Sunday, April 27, 2008

Downtown Brooklyn Purgatory

All the sudden there was time to deal with all the bags of junk that had accumulated in our boiler room, the bowel of the household, where our once amazing purchases wind up after we've drained every possible drop of meaning or usefulness from them.

We had to bag somethings that were in boxes, box some things that were in bags, dismantle the mountain of debris, haul the load up the stairs and stuff it into the minivan, feeling a very faint ache for the times past and huge relief to be giving up these things.

When we pulled up in front of the Salvation Army on Atlantic Avenue my husband noted there was a space to pull over but a guy who looked a little like Robin Williams was standing in the middle of it as if he were saving it for someone. When I asked him if he were, he said he was just waiting of a cab and moved so we pulled over and start to unload. Things were going well, bags and bags of clothes pulled out, boxes of books and toys, a highchair, a baby backpack, a Barbie townhouse. As I waited in the car with Russell and Nora while my husband carried all the stuff in I noticed something very odd across the street, a very nice entrance painted sky blue bearing the name EX LAX INC. Naturally I thought of how in high school, when someone did something wrong, people would comment "Smooth move, Ex Lax."

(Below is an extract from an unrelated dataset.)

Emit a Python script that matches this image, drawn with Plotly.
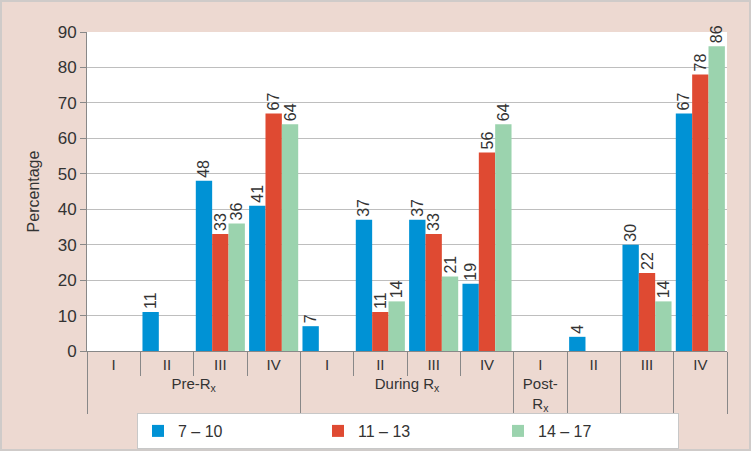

I was hoping for a smooth move of our crap but the next thing I know my husband was telling me they don't accept any baby items or toys at the Salvation Army. While we groaned a women wearing a white headscarf stopped to talk to us, a knowing smile on her lips, and I heard her mention the words Livingston and Bond to my husband. Apparently, that was the place to unload all the baby stuff. We went there and found a Goodwill that did indeed take the stuff, and which from the outside seemed full of promise. I think we're lucky that woman was there just as we were. I'm glad she was. Because there's nothing more discouraging than taking the junk back home again.